WHAT THE TASK REQUIRES: Give a verbatim copy of the lines below, minus the pictures.

SUPPLIED INFORMATION:
--------
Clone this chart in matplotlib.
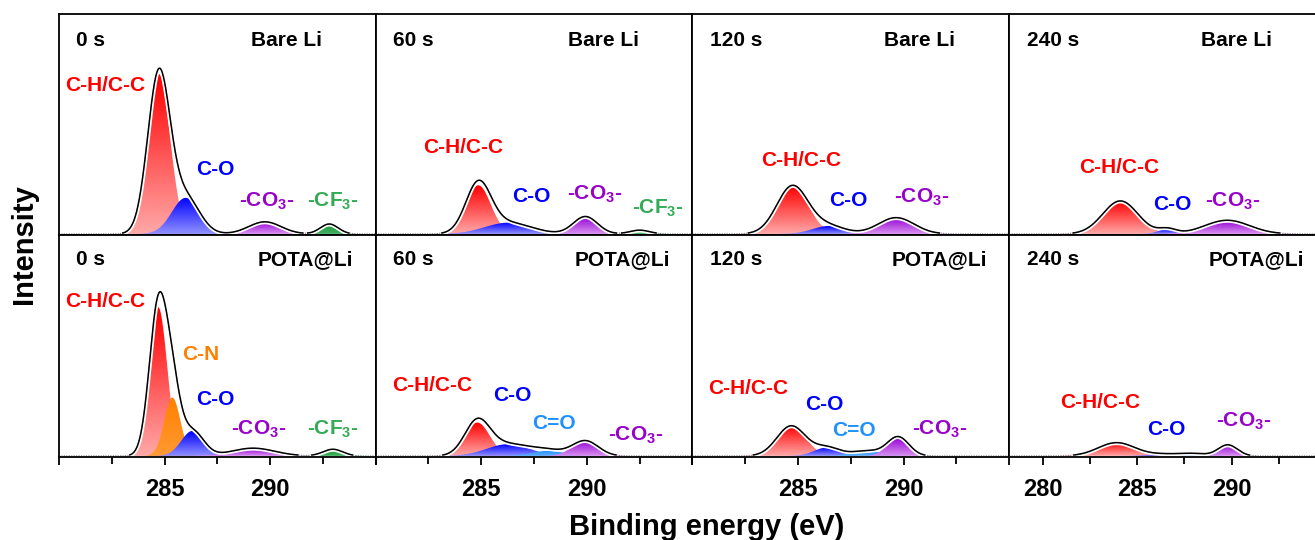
import numpy as np
import matplotlib
matplotlib.use("Agg")
import matplotlib.pyplot as plt
from matplotlib.colors import LinearSegmentedColormap

plt.rcParams.update({
    "font.family": ["Liberation Sans", "DejaVu Sans"],
    "font.weight": "bold",
    "mathtext.fontset": "custom",
    "mathtext.rm": "Liberation Sans:bold",
    "mathtext.bf": "Liberation Sans:bold",
    "mathtext.default": "bf",
    "axes.linewidth": 1.3,
})

TIMES = ["0 s", "60 s", "120 s", "240 s"]
SAMPLES = ["Bare Li", "POTA@Li"]

# C 1s fit components per etching time: species, centre (eV), height (norm.), FWHM (eV)
BARE_SPECIES = [["CH", "CO", "CO3", "CF3"], ["CH", "CO", "CO3", "CF3"],
                ["CH", "CO", "CO3"], ["CH", "CO", "CO3"]]
BARE_CENTER = [[284.73, 286.00, 289.75, 292.80], [284.86, 286.27, 289.93, 292.50],
               [284.74, 286.45, 289.65], [284.10, 286.60, 289.77]]
BARE_HEIGHT = [[0.727, 0.164, 0.055, 0.045], [0.221, 0.051, 0.079, 0.017],
               [0.218, 0.036, 0.074], [0.150, 0.022, 0.062]]
BARE_FWHM = [[1.25, 1.55, 1.8, 1.0], [1.4, 2.6, 1.35, 1.1],
             [1.75, 1.8, 2.0], [2.2, 1.1, 2.8]]

POTA_SPECIES = [["CH", "CN", "CO", "CO3", "CF3"], ["CH", "CO", "C=O", "CO3"],
                ["CH", "CO", "C=O", "CO3"], ["CH", "CO", "C=O", "CO3"]]
POTA_CENTER = [[284.70, 285.37, 286.32, 289.19, 292.97], [284.81, 286.27, 288.17, 289.93],
               [284.68, 286.37, 288.26, 289.75], [283.90, 286.50, 288.00, 289.80]]
POTA_HEIGHT = [[0.673, 0.264, 0.113, 0.035, 0.030], [0.151, 0.053, 0.023, 0.068],
               [0.136, 0.038, 0.023, 0.085], [0.060, 0.008, 0.010, 0.050]]
POTA_FWHM = [[1.0, 0.9, 1.25, 2.4, 1.1], [1.4, 2.4, 1.8, 1.45],
             [1.6, 1.4, 1.7, 1.2], [2.3, 2.0, 1.6, 1.2]]

# label text, gradient top colour, gradient bottom colour, label colour
STYLE = {
    "CH": ("C-H/C-C", "#ff0000", "#ffa8a8", "#ff0000"),
    "CN": ("C-N", "#ff7f00", "#ff9a33", "#ff8000"),
    "CO": ("C-O", "#0000ff", "#9090ff", "#0000ff"),
    "C=O": ("C=O", "#1e90ff", "#5fb0ff", "#1e90ff"),
    "CO3": ("-CO$_3$-", "#9400d3", "#d890f0", "#9900cc"),
    "CF3": ("-CF$_3$-", "#1f9a3a", "#40b060", "#33aa55"),
}

# where each peak name is written (eV, normalised intensity)
BARE_LABEL_XY = [
    {"CH": (282.21, 0.677), "CO": (287.38, 0.291), "CO3": (289.82, 0.147), "CF3": (292.95, 0.150)},
    {"CH": (284.15, 0.392), "CO": (287.38, 0.168), "CO3": (290.35, 0.182), "CF3": (293.37, 0.114)},
    {"CH": (285.15, 0.335), "CO": (287.39, 0.153), "CO3": (290.86, 0.165)},
    {"CH": (284.06, 0.300), "CO": (286.84, 0.135), "CO3": (290.04, 0.150)},
]
POTA_LABEL_XY = [
    {"CH": (282.21, 0.698), "CN": (286.71, 0.457), "CO": (287.38, 0.257),
     "CO3": (289.47, 0.118), "CF3": (292.97, 0.118)},
    {"CH": (282.68, 0.317), "CO": (286.46, 0.273), "C=O": (288.45, 0.145), "CO3": (292.29, 0.095)},
    {"CH": (282.63, 0.306), "CO": (286.26, 0.234), "C=O": (287.67, 0.113), "CO3": (291.73, 0.118)},
    {"CH": (283.03, 0.241), "CO": (286.53, 0.118), "CO3": (290.65, 0.155)},
]

XLIMS = [(280, 295), (280, 295), (280, 295), (278.2, 295)]


def gauss(x, c, h, fwhm):
    s = fwhm / 2.3548
    return h * np.exp(-0.5 * ((x - c) / s) ** 2)


def draw_panel(ax, species, centers, heights, fwhms, labels, xlim):
    x = np.linspace(xlim[0], xlim[1], 900)
    env = np.zeros_like(x)
    ramp = np.linspace(0, 1, 128).reshape(-1, 1)
    for k, (sp, c, h, w) in enumerate(zip(species, centers, heights, fwhms)):
        y = gauss(x, c, h, w)
        env += y
        _, top, bot, _ = STYLE[sp]
        z = 1 + 0.1 * k
        poly = ax.fill_between(x, 0, y, facecolor="none", edgecolor="none", zorder=z)
        cmap = LinearSegmentedColormap.from_list(sp, [bot, top])
        im = ax.imshow(ramp, cmap=cmap, origin="lower", aspect="auto",
                       extent=(x[0], x[-1], 0, h), zorder=z, interpolation="bilinear")
        im.set_clip_path(poly.get_paths()[0], transform=ax.transData)

    # summed envelope with white halo, raw trace as grey dots
    env_line = np.where(env > 0.004, env, np.nan)
    ax.plot(x, env_line, color="white", lw=3.6, zorder=3)
    ax.plot(x, env, color="0.5", lw=0.8, ls=(0, (1, 1.2)), zorder=4)
    ax.plot(x, env_line, color="black", lw=1.1, zorder=5)

    for sp, (lx, ly) in labels.items():
        text, _, _, col = STYLE[sp]
        ax.text(lx, ly, text, color=col, fontsize=15, ha="center", va="center", zorder=7)

    ax.set_xlim(*xlim)
    ax.set_ylim(-0.005, 1.0)
    ax.set_yticks([])
    for s in ax.spines.values():
        s.set_zorder(6)


fig = plt.figure(figsize=(13.15, 5.4), dpi=100)
W, H = 1315, 540
lefts = [59 + 316.7 * j for j in range(4)]
rows = [(14, 235), (235, 457)]

data = [
    (BARE_SPECIES, BARE_CENTER, BARE_HEIGHT, BARE_FWHM, BARE_LABEL_XY),
    (POTA_SPECIES, POTA_CENTER, POTA_HEIGHT, POTA_FWHM, POTA_LABEL_XY),
]
sample_x = [0.83, 0.93]
tag_y = [0.882, 0.891]

for i, (top, bottom) in enumerate(rows):
    species, centers, heights, fwhms, label_xy = data[i]
    for j in range(4):
        ax = fig.add_axes([lefts[j] / W, 1 - bottom / H, 316.7 / W, (bottom - top) / H])
        draw_panel(ax, species[j], centers[j], heights[j], fwhms[j], label_xy[j], XLIMS[j])
        ax.text(0.055, tag_y[i], TIMES[j], transform=ax.transAxes, fontsize=15,
                ha="left", va="center")
        ax.text(sample_x[i], tag_y[i], SAMPLES[i], transform=ax.transAxes, fontsize=15,
                ha="right", va="center")
        if i == 0:
            ax.tick_params(axis="x", bottom=False, labelbottom=False)
        else:
            if j < 3:
                ax.set_xticks([280, 285, 290, 295], ["", "285", "290", ""])
            else:
                ax.set_xticks([280, 285, 290], ["280", "285", "290"])
            ax.set_xticks([282.5, 287.5, 292.5], minor=True)
            ax.tick_params(axis="x", which="major", direction="out", length=6,
                           width=1.3, labelsize=17, pad=9)
            ax.tick_params(axis="x", which="minor", direction="out", length=5, width=1.3)

fig.text(707 / W, 5 / H, "Binding energy (eV)", fontsize=21, ha="center", va="baseline")
fig.text(0.018, 1 - 244 / H, "Intensity", fontsize=21, rotation=90, ha="center", va="center")

fig.savefig("out.png", dpi=100)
--------
OUTPUT OF THE TASK:
Clone this chart in matplotlib.
import numpy as np
import matplotlib
matplotlib.use("Agg")
import matplotlib.pyplot as plt
from matplotlib.colors import LinearSegmentedColormap

plt.rcParams.update({
    "font.family": ["Liberation Sans", "DejaVu Sans"],
    "font.weight": "bold",
    "mathtext.fontset": "custom",
    "mathtext.rm": "Liberation Sans:bold",
    "mathtext.bf": "Liberation Sans:bold",
    "mathtext.default": "bf",
    "axes.linewidth": 1.3,
})

TIMES = ["0 s", "60 s", "120 s", "240 s"]
SAMPLES = ["Bare Li", "POTA@Li"]

# C 1s fit components per etching time: species, centre (eV), height (norm.), FWHM (eV)
BARE_SPECIES = [["CH", "CO", "CO3", "CF3"], ["CH", "CO", "CO3", "CF3"],
                ["CH", "CO", "CO3"], ["CH", "CO", "CO3"]]
BARE_CENTER = [[284.73, 286.00, 289.75, 292.80], [284.86, 286.27, 289.93, 292.50],
               [284.74, 286.45, 289.65], [284.10, 286.60, 289.77]]
BARE_HEIGHT = [[0.727, 0.164, 0.055, 0.045], [0.221, 0.051, 0.079, 0.017],
               [0.218, 0.036, 0.074], [0.150, 0.022, 0.062]]
BARE_FWHM = [[1.25, 1.55, 1.8, 1.0], [1.4, 2.6, 1.35, 1.1],
             [1.75, 1.8, 2.0], [2.2, 1.1, 2.8]]

POTA_SPECIES = [["CH", "CN", "CO", "CO3", "CF3"], ["CH", "CO", "C=O", "CO3"],
                ["CH", "CO", "C=O", "CO3"], ["CH", "CO", "C=O", "CO3"]]
POTA_CENTER = [[284.70, 285.37, 286.32, 289.19, 292.97], [284.81, 286.27, 288.17, 289.93],
               [284.68, 286.37, 288.26, 289.75], [283.90, 286.50, 288.00, 289.80]]
POTA_HEIGHT = [[0.673, 0.264, 0.113, 0.035, 0.030], [0.151, 0.053, 0.023, 0.068],
               [0.136, 0.038, 0.023, 0.085], [0.060, 0.008, 0.010, 0.050]]
POTA_FWHM = [[1.0, 0.9, 1.25, 2.4, 1.1], [1.4, 2.4, 1.8, 1.45],
             [1.6, 1.4, 1.7, 1.2], [2.3, 2.0, 1.6, 1.2]]

# label text, gradient top colour, gradient bottom colour, label colour
STYLE = {
    "CH": ("C-H/C-C", "#ff0000", "#ffa8a8", "#ff0000"),
    "CN": ("C-N", "#ff7f00", "#ff9a33", "#ff8000"),
    "CO": ("C-O", "#0000ff", "#9090ff", "#0000ff"),
    "C=O": ("C=O", "#1e90ff", "#5fb0ff", "#1e90ff"),
    "CO3": ("-CO$_3$-", "#9400d3", "#d890f0", "#9900cc"),
    "CF3": ("-CF$_3$-", "#1f9a3a", "#40b060", "#33aa55"),
}

# where each peak name is written (eV, normalised intensity)
BARE_LABEL_XY = [
    {"CH": (282.21, 0.677), "CO": (287.38, 0.291), "CO3": (289.82, 0.147), "CF3": (292.95, 0.150)},
    {"CH": (284.15, 0.392), "CO": (287.38, 0.168), "CO3": (290.35, 0.182), "CF3": (293.37, 0.114)},
    {"CH": (285.15, 0.335), "CO": (287.39, 0.153), "CO3": (290.86, 0.165)},
    {"CH": (284.06, 0.300), "CO": (286.84, 0.135), "CO3": (290.04, 0.150)},
]
POTA_LABEL_XY = [
    {"CH": (282.21, 0.698), "CN": (286.71, 0.457), "CO": (287.38, 0.257),
     "CO3": (289.47, 0.118), "CF3": (292.97, 0.118)},
    {"CH": (282.68, 0.317), "CO": (286.46, 0.273), "C=O": (288.45, 0.145), "CO3": (292.29, 0.095)},
    {"CH": (282.63, 0.306), "CO": (286.26, 0.234), "C=O": (287.67, 0.113), "CO3": (291.73, 0.118)},
    {"CH": (283.03, 0.241), "CO": (286.53, 0.118), "CO3": (290.65, 0.155)},
]

XLIMS = [(280, 295), (280, 295), (280, 295), (278.2, 295)]


def gauss(x, c, h, fwhm):
    s = fwhm / 2.3548
    return h * np.exp(-0.5 * ((x - c) / s) ** 2)


def draw_panel(ax, species, centers, heights, fwhms, labels, xlim):
    x = np.linspace(xlim[0], xlim[1], 900)
    env = np.zeros_like(x)
    ramp = np.linspace(0, 1, 128).reshape(-1, 1)
    for k, (sp, c, h, w) in enumerate(zip(species, centers, heights, fwhms)):
        y = gauss(x, c, h, w)
        env += y
        _, top, bot, _ = STYLE[sp]
        z = 1 + 0.1 * k
        poly = ax.fill_between(x, 0, y, facecolor="none", edgecolor="none", zorder=z)
        cmap = LinearSegmentedColormap.from_list(sp, [bot, top])
        im = ax.imshow(ramp, cmap=cmap, origin="lower", aspect="auto",
                       extent=(x[0], x[-1], 0, h), zorder=z, interpolation="bilinear")
        im.set_clip_path(poly.get_paths()[0], transform=ax.transData)

    # summed envelope with white halo, raw trace as grey dots
    env_line = np.where(env > 0.004, env, np.nan)
    ax.plot(x, env_line, color="white", lw=3.6, zorder=3)
    ax.plot(x, env, color="0.5", lw=0.8, ls=(0, (1, 1.2)), zorder=4)
    ax.plot(x, env_line, color="black", lw=1.1, zorder=5)

    for sp, (lx, ly) in labels.items():
        text, _, _, col = STYLE[sp]
        ax.text(lx, ly, text, color=col, fontsize=15, ha="center", va="center", zorder=7)

    ax.set_xlim(*xlim)
    ax.set_ylim(-0.005, 1.0)
    ax.set_yticks([])
    for s in ax.spines.values():
        s.set_zorder(6)


fig = plt.figure(figsize=(13.15, 5.4), dpi=100)
W, H = 1315, 540
lefts = [59 + 316.7 * j for j in range(4)]
rows = [(14, 235), (235, 457)]

data = [
    (BARE_SPECIES, BARE_CENTER, BARE_HEIGHT, BARE_FWHM, BARE_LABEL_XY),
    (POTA_SPECIES, POTA_CENTER, POTA_HEIGHT, POTA_FWHM, POTA_LABEL_XY),
]
sample_x = [0.83, 0.93]
tag_y = [0.882, 0.891]

for i, (top, bottom) in enumerate(rows):
    species, centers, heights, fwhms, label_xy = data[i]
    for j in range(4):
        ax = fig.add_axes([lefts[j] / W, 1 - bottom / H, 316.7 / W, (bottom - top) / H])
        draw_panel(ax, species[j], centers[j], heights[j], fwhms[j], label_xy[j], XLIMS[j])
        ax.text(0.055, tag_y[i], TIMES[j], transform=ax.transAxes, fontsize=15,
                ha="left", va="center")
        ax.text(sample_x[i], tag_y[i], SAMPLES[i], transform=ax.transAxes, fontsize=15,
                ha="right", va="center")
        if i == 0:
            ax.tick_params(axis="x", bottom=False, labelbottom=False)
        else:
            if j < 3:
                ax.set_xticks([280, 285, 290, 295], ["", "285", "290", ""])
            else:
                ax.set_xticks([280, 285, 290], ["280", "285", "290"])
            ax.set_xticks([282.5, 287.5, 292.5], minor=True)
            ax.tick_params(axis="x", which="major", direction="out", length=6,
                           width=1.3, labelsize=17, pad=9)
            ax.tick_params(axis="x", which="minor", direction="out", length=5, width=1.3)

fig.text(707 / W, 5 / H, "Binding energy (eV)", fontsize=21, ha="center", va="baseline")
fig.text(0.018, 1 - 244 / H, "Intensity", fontsize=21, rotation=90, ha="center", va="center")

fig.savefig("out.png", dpi=100)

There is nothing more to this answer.